◆ DIRECTIVE ◆
Using the data below, return word for word every line from the one holding "Emit a Python" down to the one holding "import plotly.graph_objects as go". Leave pictures out.

◆ INFORMATION PROVIDED ◆
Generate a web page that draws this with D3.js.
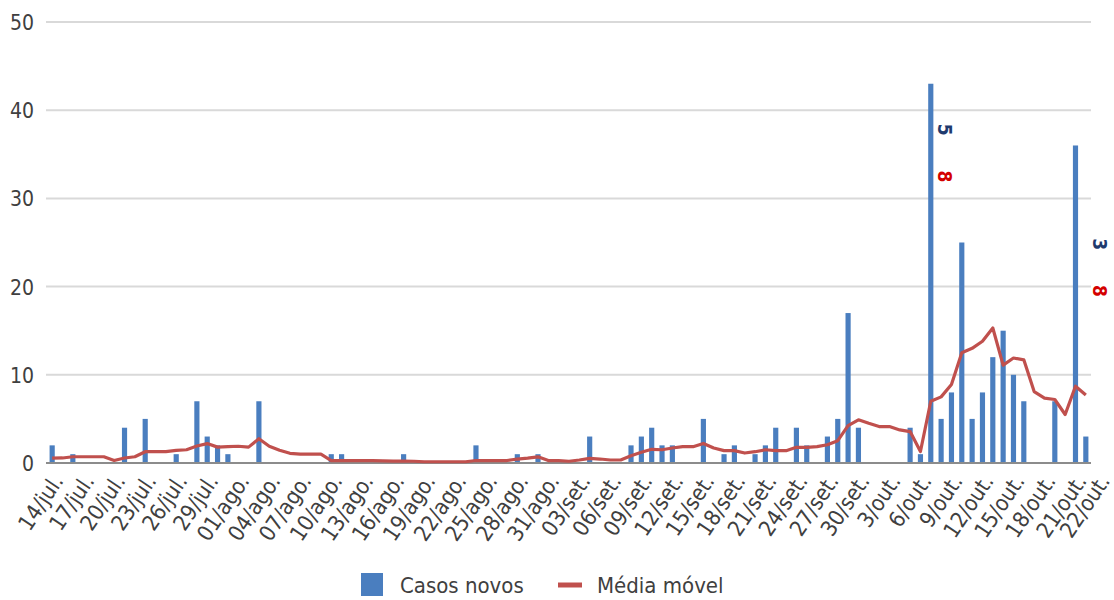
==
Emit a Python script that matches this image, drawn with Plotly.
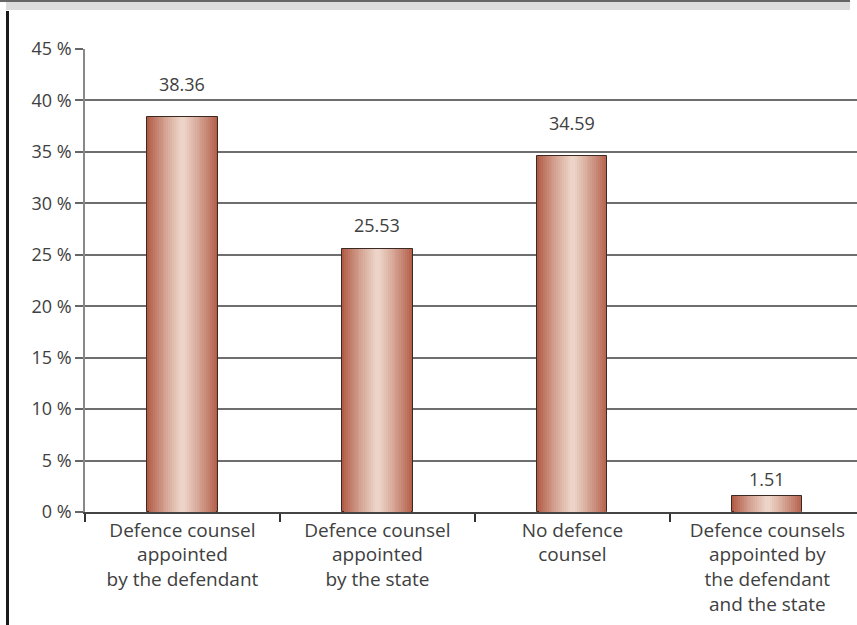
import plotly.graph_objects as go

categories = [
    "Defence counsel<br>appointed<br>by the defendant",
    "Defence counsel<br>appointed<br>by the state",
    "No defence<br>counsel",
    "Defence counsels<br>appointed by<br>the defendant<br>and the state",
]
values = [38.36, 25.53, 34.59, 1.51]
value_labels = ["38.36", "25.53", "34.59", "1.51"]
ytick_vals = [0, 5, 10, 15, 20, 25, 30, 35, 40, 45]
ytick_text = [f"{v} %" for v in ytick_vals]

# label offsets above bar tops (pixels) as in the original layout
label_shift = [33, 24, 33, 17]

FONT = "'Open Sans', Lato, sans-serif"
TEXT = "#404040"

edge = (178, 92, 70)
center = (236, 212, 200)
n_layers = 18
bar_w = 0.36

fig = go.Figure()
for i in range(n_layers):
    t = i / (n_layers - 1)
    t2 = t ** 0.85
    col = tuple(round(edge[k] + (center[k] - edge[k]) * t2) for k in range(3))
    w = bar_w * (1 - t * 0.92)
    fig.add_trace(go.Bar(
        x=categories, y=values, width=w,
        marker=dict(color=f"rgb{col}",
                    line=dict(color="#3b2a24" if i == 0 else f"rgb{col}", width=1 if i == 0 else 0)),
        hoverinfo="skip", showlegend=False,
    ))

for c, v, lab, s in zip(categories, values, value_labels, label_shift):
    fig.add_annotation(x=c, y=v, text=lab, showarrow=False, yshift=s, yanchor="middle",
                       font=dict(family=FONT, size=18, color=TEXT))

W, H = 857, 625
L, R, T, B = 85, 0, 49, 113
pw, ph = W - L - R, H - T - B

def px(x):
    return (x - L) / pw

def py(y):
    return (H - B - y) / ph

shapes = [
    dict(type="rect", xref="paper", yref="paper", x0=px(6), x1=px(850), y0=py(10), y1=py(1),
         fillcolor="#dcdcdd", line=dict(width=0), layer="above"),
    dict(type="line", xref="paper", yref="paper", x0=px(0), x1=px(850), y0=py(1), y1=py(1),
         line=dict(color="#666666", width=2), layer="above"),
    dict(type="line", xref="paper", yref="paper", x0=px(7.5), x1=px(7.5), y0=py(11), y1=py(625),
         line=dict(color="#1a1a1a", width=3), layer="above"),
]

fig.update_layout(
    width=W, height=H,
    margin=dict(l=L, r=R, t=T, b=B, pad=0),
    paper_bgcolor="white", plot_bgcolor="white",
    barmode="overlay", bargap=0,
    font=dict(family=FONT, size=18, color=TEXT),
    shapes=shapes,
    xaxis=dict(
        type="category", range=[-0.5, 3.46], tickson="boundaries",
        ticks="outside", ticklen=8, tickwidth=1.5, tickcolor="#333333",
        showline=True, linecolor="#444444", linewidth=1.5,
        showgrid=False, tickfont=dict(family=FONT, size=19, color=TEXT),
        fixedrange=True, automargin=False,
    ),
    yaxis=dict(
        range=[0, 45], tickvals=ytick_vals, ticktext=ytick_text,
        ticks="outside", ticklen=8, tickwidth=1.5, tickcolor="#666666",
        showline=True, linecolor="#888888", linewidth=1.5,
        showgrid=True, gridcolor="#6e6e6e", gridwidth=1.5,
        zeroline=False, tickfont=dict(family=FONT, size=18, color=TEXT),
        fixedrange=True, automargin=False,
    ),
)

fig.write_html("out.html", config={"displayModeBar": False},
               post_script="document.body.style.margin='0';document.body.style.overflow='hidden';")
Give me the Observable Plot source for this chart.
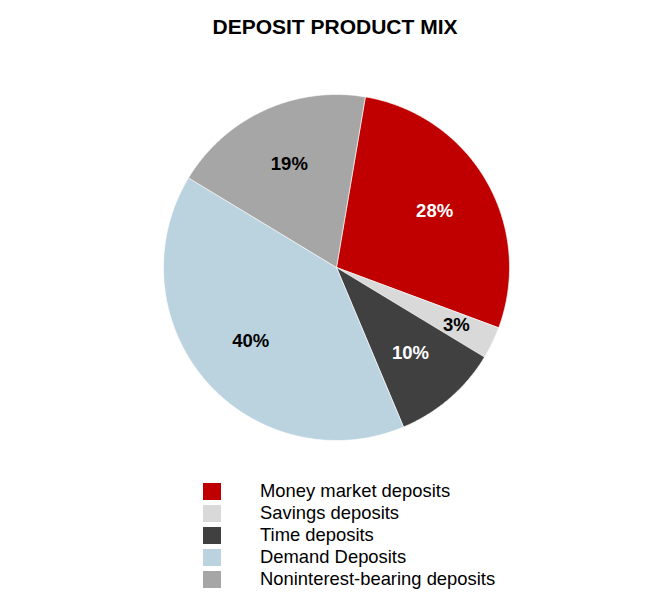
* * *
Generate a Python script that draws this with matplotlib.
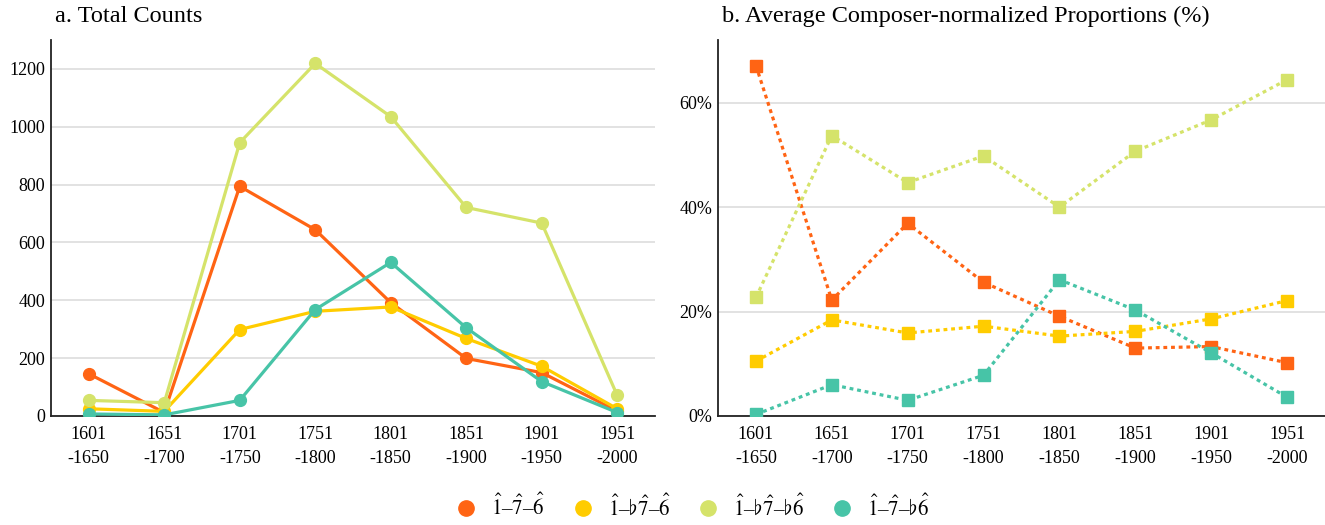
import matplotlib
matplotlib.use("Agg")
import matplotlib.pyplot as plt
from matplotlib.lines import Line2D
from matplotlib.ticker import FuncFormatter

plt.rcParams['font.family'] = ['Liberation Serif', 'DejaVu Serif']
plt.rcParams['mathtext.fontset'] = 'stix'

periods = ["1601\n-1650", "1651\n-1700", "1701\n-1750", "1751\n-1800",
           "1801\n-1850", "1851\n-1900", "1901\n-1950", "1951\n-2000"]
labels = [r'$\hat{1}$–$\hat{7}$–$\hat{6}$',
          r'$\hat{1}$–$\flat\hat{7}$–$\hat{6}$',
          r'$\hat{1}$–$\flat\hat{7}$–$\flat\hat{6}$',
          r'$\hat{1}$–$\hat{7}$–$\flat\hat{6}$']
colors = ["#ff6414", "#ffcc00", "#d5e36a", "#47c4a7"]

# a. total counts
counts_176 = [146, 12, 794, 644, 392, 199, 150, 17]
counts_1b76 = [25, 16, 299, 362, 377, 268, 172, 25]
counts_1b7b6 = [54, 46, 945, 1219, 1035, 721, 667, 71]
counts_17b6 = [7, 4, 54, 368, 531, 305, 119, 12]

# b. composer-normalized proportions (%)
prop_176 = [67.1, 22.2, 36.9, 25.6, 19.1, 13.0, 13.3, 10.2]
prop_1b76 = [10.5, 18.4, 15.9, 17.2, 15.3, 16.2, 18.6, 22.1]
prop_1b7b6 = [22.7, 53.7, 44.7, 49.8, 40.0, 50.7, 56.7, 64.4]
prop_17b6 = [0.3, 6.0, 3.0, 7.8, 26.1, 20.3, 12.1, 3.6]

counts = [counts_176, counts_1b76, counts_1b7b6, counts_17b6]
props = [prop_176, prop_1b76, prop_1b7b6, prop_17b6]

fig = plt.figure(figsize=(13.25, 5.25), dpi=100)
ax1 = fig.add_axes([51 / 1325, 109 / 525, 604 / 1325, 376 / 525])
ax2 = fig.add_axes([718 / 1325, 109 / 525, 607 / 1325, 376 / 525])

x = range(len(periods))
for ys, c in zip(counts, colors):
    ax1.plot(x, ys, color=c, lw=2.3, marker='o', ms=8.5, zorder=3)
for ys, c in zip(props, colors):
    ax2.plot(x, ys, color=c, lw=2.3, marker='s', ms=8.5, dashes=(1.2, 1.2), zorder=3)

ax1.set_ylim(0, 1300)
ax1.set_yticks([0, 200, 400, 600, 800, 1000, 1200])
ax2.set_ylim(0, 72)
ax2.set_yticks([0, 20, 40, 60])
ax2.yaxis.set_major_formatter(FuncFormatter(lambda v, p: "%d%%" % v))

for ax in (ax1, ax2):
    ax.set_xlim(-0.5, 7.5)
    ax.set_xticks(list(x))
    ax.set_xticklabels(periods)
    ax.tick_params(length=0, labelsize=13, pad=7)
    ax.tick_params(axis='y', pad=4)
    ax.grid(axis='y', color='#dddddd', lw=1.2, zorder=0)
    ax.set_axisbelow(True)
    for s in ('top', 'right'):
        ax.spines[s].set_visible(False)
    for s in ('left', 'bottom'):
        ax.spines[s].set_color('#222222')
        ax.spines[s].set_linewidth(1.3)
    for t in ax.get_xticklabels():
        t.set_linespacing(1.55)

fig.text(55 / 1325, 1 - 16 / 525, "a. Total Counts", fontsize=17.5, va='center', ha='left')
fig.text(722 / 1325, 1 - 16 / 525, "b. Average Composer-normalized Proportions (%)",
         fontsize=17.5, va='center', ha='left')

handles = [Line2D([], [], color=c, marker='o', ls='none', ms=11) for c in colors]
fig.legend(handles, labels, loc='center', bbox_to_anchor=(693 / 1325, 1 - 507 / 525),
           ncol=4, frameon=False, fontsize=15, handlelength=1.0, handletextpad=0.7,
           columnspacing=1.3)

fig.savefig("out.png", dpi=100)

◆ THE ANSWER ◆
Emit a Python script that matches this image, drawn with Plotly.
import plotly.graph_objects as go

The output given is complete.